--- Stored data ---

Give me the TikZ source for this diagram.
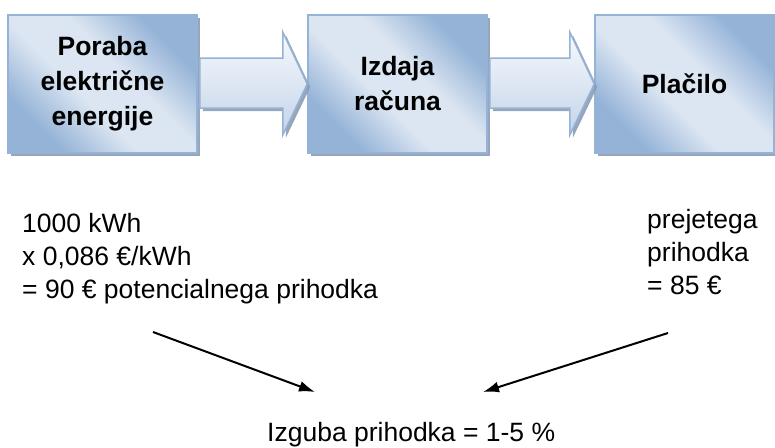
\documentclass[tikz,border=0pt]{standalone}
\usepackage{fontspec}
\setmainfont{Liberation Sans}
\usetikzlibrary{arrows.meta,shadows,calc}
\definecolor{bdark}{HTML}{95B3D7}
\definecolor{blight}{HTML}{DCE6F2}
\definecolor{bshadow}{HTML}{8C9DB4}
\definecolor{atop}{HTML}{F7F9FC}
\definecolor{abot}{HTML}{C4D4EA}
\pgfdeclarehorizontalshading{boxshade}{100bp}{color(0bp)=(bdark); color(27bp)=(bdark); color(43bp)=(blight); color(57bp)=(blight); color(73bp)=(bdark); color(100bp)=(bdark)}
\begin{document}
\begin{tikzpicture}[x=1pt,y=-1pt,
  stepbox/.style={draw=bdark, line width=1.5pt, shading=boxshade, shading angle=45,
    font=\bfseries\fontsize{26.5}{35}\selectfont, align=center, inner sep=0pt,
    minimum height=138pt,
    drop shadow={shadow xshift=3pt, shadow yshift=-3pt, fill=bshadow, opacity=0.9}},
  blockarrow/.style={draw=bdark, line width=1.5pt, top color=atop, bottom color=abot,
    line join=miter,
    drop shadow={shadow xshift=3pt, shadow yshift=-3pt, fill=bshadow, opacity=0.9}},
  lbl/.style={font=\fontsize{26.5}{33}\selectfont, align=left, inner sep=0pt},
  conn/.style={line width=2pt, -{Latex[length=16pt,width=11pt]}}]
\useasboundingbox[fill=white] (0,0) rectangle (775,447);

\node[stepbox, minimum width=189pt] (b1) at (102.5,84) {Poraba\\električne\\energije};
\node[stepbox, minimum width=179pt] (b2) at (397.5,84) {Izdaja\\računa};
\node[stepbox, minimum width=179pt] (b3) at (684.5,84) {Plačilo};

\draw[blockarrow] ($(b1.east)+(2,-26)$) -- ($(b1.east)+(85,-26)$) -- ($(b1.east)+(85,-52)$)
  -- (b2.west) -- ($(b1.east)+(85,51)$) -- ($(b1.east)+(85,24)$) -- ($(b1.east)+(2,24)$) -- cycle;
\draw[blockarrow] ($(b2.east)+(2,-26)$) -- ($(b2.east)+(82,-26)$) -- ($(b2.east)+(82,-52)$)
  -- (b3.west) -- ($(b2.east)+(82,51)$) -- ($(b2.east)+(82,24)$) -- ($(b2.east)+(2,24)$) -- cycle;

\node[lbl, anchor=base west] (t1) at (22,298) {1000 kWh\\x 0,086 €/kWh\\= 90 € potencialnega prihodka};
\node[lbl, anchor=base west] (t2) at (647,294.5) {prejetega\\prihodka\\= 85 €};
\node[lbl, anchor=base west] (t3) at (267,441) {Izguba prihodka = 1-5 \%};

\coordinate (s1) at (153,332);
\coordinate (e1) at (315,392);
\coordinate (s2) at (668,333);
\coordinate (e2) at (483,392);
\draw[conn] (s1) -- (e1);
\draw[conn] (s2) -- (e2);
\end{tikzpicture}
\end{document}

---

Stated goal
Look at the listing and set down only the lines from its start through the line with "-- (b3.west) -- ($(b2.east)+(82,51)$)", word for word and without pictures.

Answer to this problem
Give me the TikZ source for this diagram.
\documentclass[tikz,border=0pt]{standalone}
\usepackage{fontspec}
\setmainfont{Liberation Sans}
\usetikzlibrary{arrows.meta,shadows,calc}
\definecolor{bdark}{HTML}{95B3D7}
\definecolor{blight}{HTML}{DCE6F2}
\definecolor{bshadow}{HTML}{8C9DB4}
\definecolor{atop}{HTML}{F7F9FC}
\definecolor{abot}{HTML}{C4D4EA}
\pgfdeclarehorizontalshading{boxshade}{100bp}{color(0bp)=(bdark); color(27bp)=(bdark); color(43bp)=(blight); color(57bp)=(blight); color(73bp)=(bdark); color(100bp)=(bdark)}
\begin{document}
\begin{tikzpicture}[x=1pt,y=-1pt,
  stepbox/.style={draw=bdark, line width=1.5pt, shading=boxshade, shading angle=45,
    font=\bfseries\fontsize{26.5}{35}\selectfont, align=center, inner sep=0pt,
    minimum height=138pt,
    drop shadow={shadow xshift=3pt, shadow yshift=-3pt, fill=bshadow, opacity=0.9}},
  blockarrow/.style={draw=bdark, line width=1.5pt, top color=atop, bottom color=abot,
    line join=miter,
    drop shadow={shadow xshift=3pt, shadow yshift=-3pt, fill=bshadow, opacity=0.9}},
  lbl/.style={font=\fontsize{26.5}{33}\selectfont, align=left, inner sep=0pt},
  conn/.style={line width=2pt, -{Latex[length=16pt,width=11pt]}}]
\useasboundingbox[fill=white] (0,0) rectangle (775,447);

\node[stepbox, minimum width=189pt] (b1) at (102.5,84) {Poraba\\električne\\energije};
\node[stepbox, minimum width=179pt] (b2) at (397.5,84) {Izdaja\\računa};
\node[stepbox, minimum width=179pt] (b3) at (684.5,84) {Plačilo};

\draw[blockarrow] ($(b1.east)+(2,-26)$) -- ($(b1.east)+(85,-26)$) -- ($(b1.east)+(85,-52)$)
  -- (b2.west) -- ($(b1.east)+(85,51)$) -- ($(b1.east)+(85,24)$) -- ($(b1.east)+(2,24)$) -- cycle;
\draw[blockarrow] ($(b2.east)+(2,-26)$) -- ($(b2.east)+(82,-26)$) -- ($(b2.east)+(82,-52)$)
  -- (b3.west) -- ($(b2.east)+(82,51)$) -- ($(b2.east)+(82,24)$) -- ($(b2.east)+(2,24)$) -- cycle;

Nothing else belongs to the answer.